The inaugural 51st State Festival took place earlier this month within the idyllic setting of Trent Park, North London. The event is a new addition to the Found Series that are famed for its niche one-day festivals throughout London with genre-specific events spanning from grime to rave.
51st State, however, is a new concept entirely and describes itself as “a deeper exploration of transatlantic sounds. Celebrating the roots of house.” This meant there was also plenty of soul, disco, garage, dub, dancehall, and of course, plenty of Chicago house on the bill. The event focused on music of black origin, which fundamentally shaped modern dance music as we love and recognise it today. Headliners included Masters at Work, Dennis Ferrer, Norman Jay MBE, Todd Terry and Derrick Carter amongst others. Revellers en route to the first event of its kind continually gushed about how “refreshing” this line-up was. Further to that, tickets sold out rapidly, which is testament to 51st State’s welcome uniqueness despite an ever-saturated festival market. However, this backfired in outrageously long queues on the day.
Some of the blame could have been attributed to the arena itself, which was compact and low key, with a modest main stage and a few circus tents to house the others. There was no corporate involvement or unnecessary embellishment, opposing the format EDM festivals are famously adopting. Without sounding clichéd, this festival really was just about the music, as the music was its USP.
The day started early with no holds barred from the get-go. Particularly in the Hot Wuk tent with Melé and Monki taking a backseat from usual headliner slots to play intimate, bass-fuelled sets in possibly one of the smallest stages on site.
The smallest however, was within the overflowing VIP area where many of 51st State’s more lavish guests turned out to gather round a small table where the spectacular Robert Owens was singing, MCing and DJing simultaneously.
Soul highlights came from a super smooth Omar in the We Love Soul tent and Julie McKnight, who put on a sassy performance at the Groove Odyssey stage. Garage was catered for with a nostalgic roster of acts such as Pied Piper and Luck and Neat. Later in the Hot Wuk tent, things delved deep into the jungle as Congo Natty took charge of his headline slot.
The crowd was uniquely diverse in race, age and sex (it narrowly avoided the misfortunate “sausage-fest” label). Punters here could also afford to pass over the tepid tinnies and opted to groove with bottles of prosecco instead. Ostentation was mainly sartorial, however. A rare display of British sunshine allowed for truly avant-festival styles, which saw no shortage of sky-high tribal headpieces, body jewellery and head-to-toe foil tattoos.
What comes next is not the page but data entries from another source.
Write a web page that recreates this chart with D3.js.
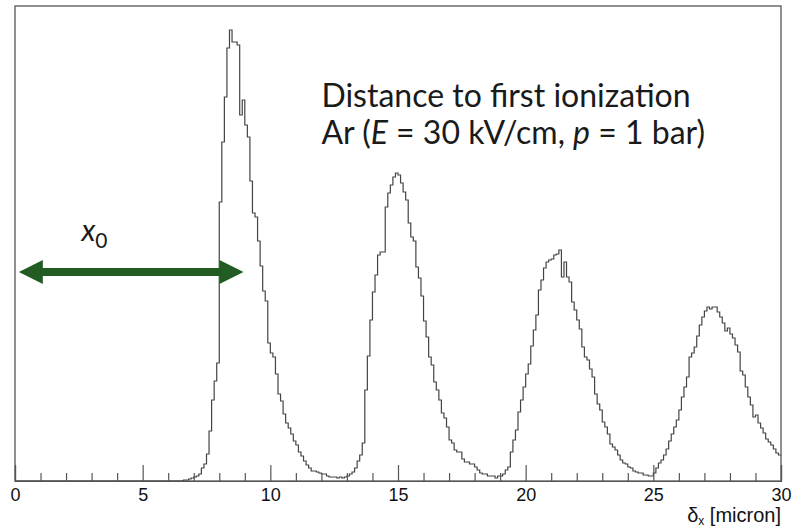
<!DOCTYPE html>
<html>
<head>
<meta charset="utf-8">
<script src="https://cdn.jsdelivr.net/npm/d3@7"></script>
<style>
  body { margin: 0; background: #fff; }
  .tick text { font-family: "Liberation Sans", Arial, sans-serif; }
</style>
</head>
<body>
<svg id="chart" width="794" height="528"></svg>
<script>
// histogram of distance to first ionization, 300 bins of 0.1 micron
const binWidth = 0.1;
const xMax = 30;
const majorTicks = [0, 5, 10, 15, 20, 25, 30];
const counts = [
  // 0.0 - 6.5
  0,0,0,0,0,0,0,0,0,0, 0,0,0,0,0,0,0,0,0,0, 0,0,0,0,0,0,0,0,0,0,
  0,0,0,0,0,0,0,0,0,0, 0,0,0,0,0,0,0,0,0,0, 0,0,0,0,0,0,0,0,0,0,
  0,0,0,0,0,0,
  // 6.6 - 9.9
  1,1,2,3,4,5,7,13,17,27,50,81,100,118,279,339,384,433,451,439,
  439,436,366,381,356,344,300,268,264,240,215,190,180,138,
  // 10.0 - 13.3
  128,124,107,87,80,67,58,53,47,40,36,29,25,20,16,13,10,10,9,8,
  7,7,5,4,4,4,3,4,3,4,5,7,9,13,
  // 13.4 - 17.9
  20,26,38,91,125,161,189,206,226,229,229,274,288,296,304,308,306,298,289,281,
  258,244,240,214,203,185,160,144,124,116,99,91,81,68,63,54,41,38,31,29,
  29,22,19,19,17,17,
  // 18.0 - 23.9
  14,11,8,7,7,5,5,5,3,5,5,7,11,14,29,41,51,69,81,94,
  107,117,135,151,166,191,201,213,219,221,222,226,227,231,204,219,204,199,179,171,
  161,152,134,124,121,112,104,87,77,71,59,54,47,37,34,31,26,21,18,17,
  // 24.0 - 29.9
  14,13,10,9,8,8,6,6,5,5,8,13,18,21,26,32,40,47,54,61,
  71,84,94,104,124,128,134,145,156,164,170,174,172,174,174,169,164,158,150,153,
  147,143,136,129,110,106,94,84,76,64,66,58,53,48,42,39,36,32,28,26
];
const yMax = 475;

const annotLines = ["Distance to first ionization"];
const axisTitle = "δ";

const margin = { top: 6, right: 13, bottom: 47, left: 15 };
const width = 794, height = 528;
const innerWidth = width - margin.left - margin.right;
const innerHeight = height - margin.top - margin.bottom;

const svg = d3.select("#chart");
const g = svg.append("g").attr("transform", `translate(${margin.left},${margin.top})`);

const xScale = d3.scaleLinear().domain([0, xMax]).range([0, innerWidth]);
const yScale = d3.scaleLinear().domain([0, yMax]).range([innerHeight, 0]);

// frame
g.append("rect")
  .attr("width", innerWidth)
  .attr("height", innerHeight)
  .attr("fill", "none")
  .attr("stroke", "#555")
  .attr("stroke-width", 1.3);

// histogram as step line
const steps = counts.map((c, i) => [i * binWidth, c]);
steps.push([xMax, counts[counts.length - 1]]);
const stepLine = d3.line()
  .x((d) => xScale(d[0]))
  .y((d) => yScale(d[1]))
  .curve(d3.curveStepAfter);

g.append("path")
  .attr("d", stepLine(steps))
  .attr("fill", "none")
  .attr("stroke", "#444")
  .attr("stroke-width", 1.2);

// axes: major ticks with labels, minor ticks pointing up
const minorTicks = d3.range(0, xMax + 1, 1).filter((v) => v % 5 !== 0);
const bottomAxis = d3.axisBottom(xScale)
  .tickValues(majorTicks)
  .tickSize(-16)
  .tickPadding(7)
  .tickFormat(d3.format("d"));
const minorAxis = d3.axisBottom(xScale)
  .tickValues(minorTicks)
  .tickSize(-8)
  .tickFormat("");

const axisG = g.append("g").attr("class", "axis-x")
  .attr("transform", `translate(0,${innerHeight})`)
  .call(bottomAxis);
axisG.selectAll("text").style("font-size", "18px").attr("fill", "#111");
axisG.selectAll("line, path").attr("stroke", "#555").attr("stroke-width", 1.2);

const minorG = g.append("g").attr("class", "axis-minor")
  .attr("transform", `translate(0,${innerHeight})`)
  .call(minorAxis);
minorG.select(".domain").remove();
minorG.selectAll("line").attr("stroke", "#555").attr("stroke-width", 1.2);

// axis title
const title = svg.append("text")
  .attr("x", margin.left + innerWidth)
  .attr("y", 522)
  .attr("text-anchor", "end")
  .attr("font-family", "Liberation Sans, Arial, sans-serif")
  .attr("font-size", 20)
  .attr("fill", "#111");
title.append("tspan").text(axisTitle);
title.append("tspan").attr("font-size", 12).attr("dy", 3).text("x");
title.append("tspan").attr("dy", -3).text(" [micron]");

// annotation text
const note = g.append("text")
  .attr("x", xScale(12))
  .attr("font-family", "Lato, sans-serif")
  .attr("font-size", 32)
  .attr("fill", "#1a1a1a");
note.append("tspan").attr("x", xScale(12)).attr("y", 101).text(annotLines[0]);
const l2 = note.append("tspan").attr("x", xScale(12)).attr("y", 138);
l2.append("tspan").text("Ar (");
l2.append("tspan").attr("font-style", "italic").text("E");
l2.append("tspan").text(" = 30 kV/cm, ");
l2.append("tspan").attr("font-style", "italic").text("p");
l2.append("tspan").text(" = 1 bar)");

// x0 arrow
const arrowY = 266;
const x1 = xScale(0.15), x2 = xScale(8.95);
const head = 24, shaft = 4, wing = 12;
const arrowPath = d3.path();
arrowPath.moveTo(x1, arrowY);
arrowPath.lineTo(x1 + head, arrowY - wing);
arrowPath.lineTo(x1 + head, arrowY - shaft);
arrowPath.lineTo(x2 - head, arrowY - shaft);
arrowPath.lineTo(x2 - head, arrowY - wing);
arrowPath.lineTo(x2, arrowY);
arrowPath.lineTo(x2 - head, arrowY + wing);
arrowPath.lineTo(x2 - head, arrowY + shaft);
arrowPath.lineTo(x1 + head, arrowY + shaft);
arrowPath.lineTo(x1 + head, arrowY + wing);
arrowPath.closePath();
g.append("path").attr("d", arrowPath.toString()).attr("fill", "#225c22");

const x0Label = g.append("text")
  .attr("x", xScale(2.6))
  .attr("y", 235)
  .attr("font-family", "Lato, sans-serif")
  .attr("fill", "#1a1a1a");
x0Label.append("tspan").attr("font-style", "italic").attr("font-size", 30).text("x");
x0Label.append("tspan").attr("font-size", 21).attr("dy", 7).text("0");
</script>
</body>
</html>
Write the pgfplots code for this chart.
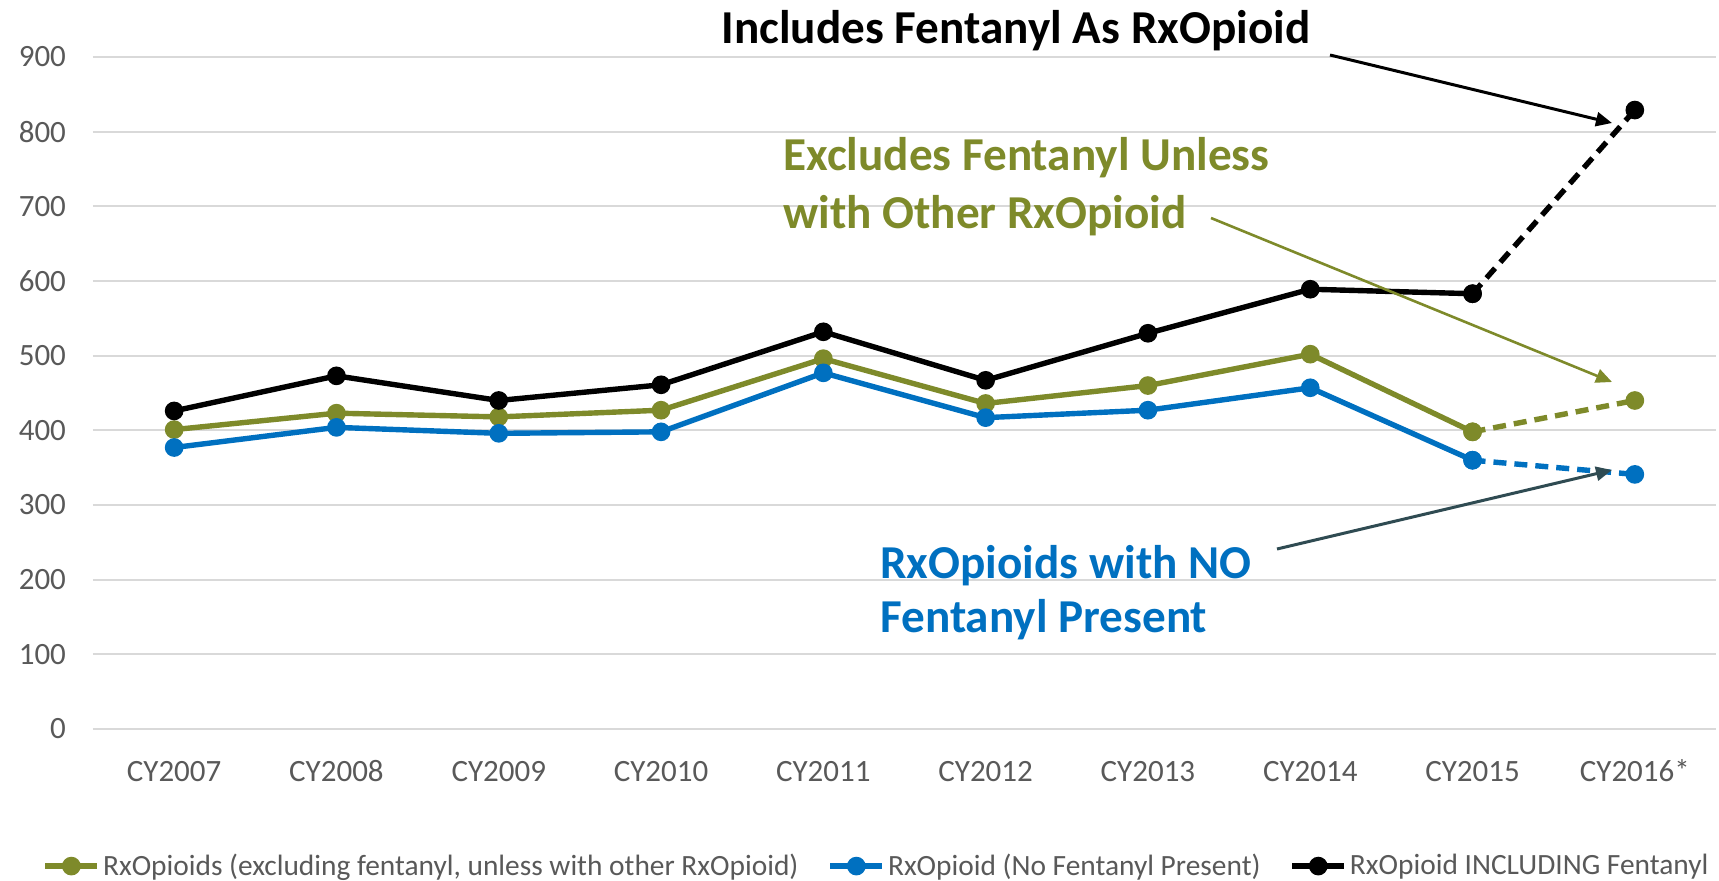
\documentclass[border=0pt]{standalone}
\usepackage{fontspec}
\setmainfont{Carlito}
\usepackage{pgfplots}
\pgfplotsset{compat=1.18}
\usetikzlibrary{arrows.meta}
\definecolor{olv}{HTML}{7E8A2A}
\definecolor{blu}{HTML}{0070C0}
\definecolor{darr}{HTML}{2F4B52}
\definecolor{grd}{HTML}{D9D9D9}
\definecolor{tck}{HTML}{595959}
\begin{document}
\begin{tikzpicture}
\path[use as bounding box] (-46.5pt,-75.5pt) rectangle (813pt,364.5pt);
\begin{axis}[
  at={(0pt,0pt)}, anchor=south west,
  width=811.5pt, height=336pt, scale only axis,
  xmin=-0.5, xmax=9.5, ymin=0, ymax=900,
  xtick={0,...,9},
  xticklabels={CY2007,CY2008,CY2009,CY2010,CY2011,CY2012,CY2013,CY2014,CY2015,CY2016*},
  ytick={0,100,...,900},
  ymajorgrids, grid style={grd, line width=1pt},
  axis line style={draw=none},
  major tick style={draw=none},
  /pgf/number format/assume math mode=true,
  tick label style={font=\fontsize{15.5}{18}\selectfont, text=tck},
  yticklabel style={xshift=-10pt},
  xticklabel style={anchor=base, yshift=-26pt},
  clip=false,
  legend columns=3,
  legend cell align=left,
  legend style={
    at={(axis description cs:-0.031,-0.204)}, anchor=west,
    draw=none, fill=none, inner sep=0pt, outer sep=0pt,
    font=\fontsize{14.7}{17}\selectfont, text=tck,
    /tikz/every even column/.append style={column sep=13pt},
    nodes={inner sep=1.5pt},
  },
  legend image code/.code={\draw[mark repeat=2,mark phase=2,#1] plot coordinates {(0pt,0pt)(13pt,0pt)(26pt,0pt)};},
  every axis plot/.append style={line width=2.7pt, mark=*, mark size=3.3pt, mark options={solid}},
]
\addplot[olv] coordinates {(0,401)(1,423)(2,418)(3,427)(4,496)(5,436)(6,460)(7,502)(8,398)};
\addlegendentry{RxOpioids (excluding fentanyl, unless with other RxOpioid)}
\addplot[blu] coordinates {(0,377)(1,404)(2,396)(3,398)(4,477)(5,417)(6,427)(7,457)(8,360)};
\addlegendentry{RxOpioid (No Fentanyl Present)}
\addplot[black] coordinates {(0,426)(1,473)(2,440)(3,461)(4,532)(5,467)(6,530)(7,589)(8,583)};
\addlegendentry{RxOpioid INCLUDING Fentanyl}
\addplot[olv, dash pattern=on 6.5pt off 4pt, forget plot] coordinates {(8,398)(9,440)};
\addplot[blu, dash pattern=on 6.5pt off 4pt, forget plot] coordinates {(8,360)(9,341)};
\addplot[black, dash pattern=on 6.5pt off 4pt, forget plot] coordinates {(8,583)(9,829)};
\end{axis}
\begin{scope}[font=\fontsize{23.6}{28}\selectfont\bfseries]
\node[anchor=base] at (461.5pt,342.5pt) {Includes Fentanyl As RxOpioid};
\node[anchor=base west, text=olv, inner sep=0pt] at (345pt,279.5pt) {Excludes Fentanyl Unless};
\node[anchor=base west, text=olv, inner sep=0pt] at (345pt,250.5pt) {with Other RxOpioid};
\node[anchor=base west, text=blu, inner sep=0pt] at (393.5pt,75.5pt) {RxOpioids with NO};
\node[anchor=base west, text=blu, inner sep=0pt] at (393.5pt,48.5pt) {Fentanyl Present};
\end{scope}
\draw[black, line width=1.5pt, -{Triangle[length=8pt,width=7pt]}] (618.5pt,337pt) -- (759.5pt,303pt);
\draw[olv, line width=1.3pt, -{Triangle[length=8pt,width=7pt]}] (559pt,255.5pt) -- (759.5pt,173.5pt);
\draw[darr, line width=1.5pt, -{Triangle[length=8pt,width=7pt]}] (592pt,90pt) -- (759.5pt,129.5pt);
\end{tikzpicture}
\end{document}
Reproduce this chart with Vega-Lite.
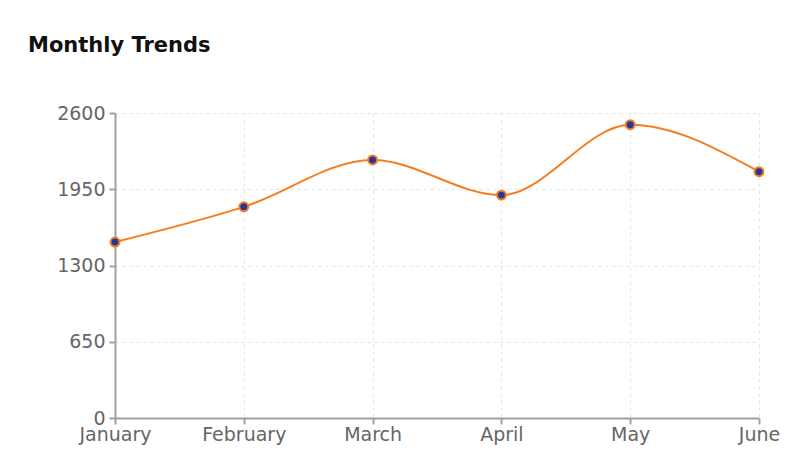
{
  "$schema": "https://vega.github.io/schema/vega-lite/v6.json",
  "autosize": "none",
  "width": 644,
  "height": 305,
  "padding": {"left": 115, "top": 113, "right": 41, "bottom": 42},
  "background": "#ffffff",
  "title": {
    "text": "Monthly Trends",
    "anchor": "start",
    "frame": "group",
    "dx": -87,
    "offset": 48,
    "font": "DejaVu Sans",
    "fontSize": 21,
    "fontWeight": "bold",
    "color": "#111111"
  },
  "data": {
    "values": [
      {"month": "January", "value": 1500},
      {"month": "February", "value": 1800},
      {"month": "March", "value": 2200},
      {"month": "April", "value": 1900},
      {"month": "May", "value": 2500},
      {"month": "June", "value": 2100}
    ]
  },
  "encoding": {
    "x": {
      "field": "month",
      "type": "ordinal",
      "sort": null,
      "scale": {"type": "point", "padding": 0},
      "axis": {
        "title": null,
        "labelAngle": 0,
        "labelFont": "DejaVu Sans",
        "labelFontSize": 19,
        "labelColor": "#666666",
        "labelPadding": 1,
        "domainColor": "#a0a0a0",
        "domainWidth": 2,
        "tickColor": "#a0a0a0",
        "tickWidth": 2,
        "tickSize": 6,
        "grid": true,
        "gridColor": "#e2e2e2",
        "gridDash": [3, 4]
      }
    },
    "y": {
      "field": "value",
      "type": "quantitative",
      "scale": {"domain": [0, 2600], "nice": false},
      "axis": {
        "title": null,
        "values": [0, 650, 1300, 1950, 2600],
        "format": "d",
        "labelFont": "DejaVu Sans",
        "labelFontSize": 19,
        "labelColor": "#666666",
        "labelPadding": 4,
        "domainColor": "#a0a0a0",
        "domainWidth": 2,
        "tickColor": "#a0a0a0",
        "tickWidth": 2,
        "tickSize": 6,
        "grid": true,
        "gridColor": "#e2e2e2",
        "gridDash": [3, 4]
      }
    }
  },
  "layer": [
    {
      "mark": {"type": "line", "color": "#f57c1f", "strokeWidth": 2, "interpolate": "monotone"}
    },
    {
      "mark": {"type": "point", "filled": true, "fill": "#23399a", "stroke": "#f57c1f", "strokeWidth": 2, "size": 80, "opacity": 1}
    }
  ],
  "config": {"view": {"stroke": null}}
}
The generous sun eventually started to dip as final headliners Masters at Work took to the stage. The crowd was in such high spirits they paid no mind to a lengthy technical glitch, and continued to go strong to soulful house classics, before moving onto Camden’s KOKO for the afterparty. There was nothing but “good vibes” to be had from the day, which was the resounding evaluation of the event from its guests. Regardless, the numbers don’t lie – a festival sold out in its opening year presents plenty of potential for the years to come. I guess there really is no party like a house party, after all.